O Globo, n. 32650, 28/12/2022. Opinião, p. 2

Prazo para pedi­dos de vista no STF repre­senta ganho para a socie­dade



O Supremo Tribunal Federal (STF) decidiu implementar a partir do ano que vem mudanças em seu regimento interno para acabar com um instrumento usado para engavetamento indiscriminado de processos, os pedidos de vista. Os ministros continuarão com o direito de interromper julgamentos sob a justificativa de que precisam de mais tempo para examinar determinada questão, mas com uma diferença: os processos serão automaticamente liberados para análise dos demais ministros após um prazo de 90 dias.

Concebidos para dar mais tempo para os juízes tomarem decisões mais informadas, os pedidos de vista foram desvirtuados. Tornaram-se um mecanismo de obstrução ou adiamento indefinido de processos. É comum que, ao perceber que suas posições serão vencidas, ministros peçam vista para retirar o processo da pauta. Atualmente há 241 processos interrompidos por pedidos de vista no plenário, o mais antigo de 2015. Pela regra anterior, os ministros deveriam tê-los devolvido em 30 dias ou justificado a prorrogação, mas não havia sanção em caso de descumprimento do prazo.

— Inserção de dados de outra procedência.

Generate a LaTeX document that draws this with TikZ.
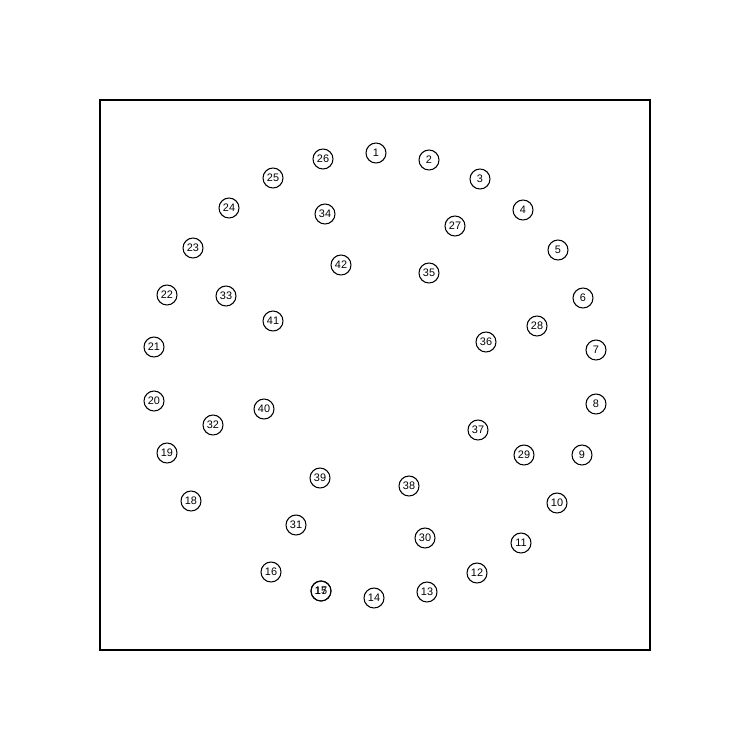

Com a reformulação, ganha a sociedade. Um processo pautado pela Corte será decidido, no máximo, em questão de meses, não em anos. Um Supremo mais transparente e menos arbitrário transmite uma sensação de maior estabilidade institucional e conquista mais confiança da população.

Outra mudança passará a valer em janeiro. Medidas cautelares decididas por apenas um ministro precisarão, em casos de urgência, ser imediatamente submetidas à análise dos demais integrantes do plenário ou da Turma responsável. É uma tentativa de enfraquecer uma caraterística que mancha a reputação do Supremo: ser um tribunal monocrático, formado por 11 ilhas que tomam decisões isoladas.

Para ter ideia, 85% das 89.813 decisões de 2022 foram tomadas de forma monocrática. Nos casos em que o julgamento de uma liminar por um único ministro causa efeitos irreversíveis, a sociedade perde. Recentemente, um notório líder de facção criminosa foi libertado e, quando a decisão foi revertida, ele já estava fora do alcance da lei.

Embora correta, a avaliação pelo plenário ou por turmas das liminares monocráticas precisará ser feita com parcimônia para não congestionar ainda mais a pauta. O tempo médio para uma decisão colegiada é de 359 dias, o triplo das monocráticas.

O Supremo tem sido incansável na missão de defender o texto constitucional. Sob ataque constante do presidente Jair Bolsonaro, passou — não sem sobressaltos — em seu maior teste desde a redemocratização. Em dezembro de 2019, apenas 19% dos brasileiros avaliavam o trabalho do STF como ótimo ou bom, segundo o Datafolha. O índice subiu para 31%. A ministra Rosa Weber, presidente do STF, fez bem em aprovar as mudanças no regimento interno, mas terá de avaliar os resultados para não colher consequências indesejadas.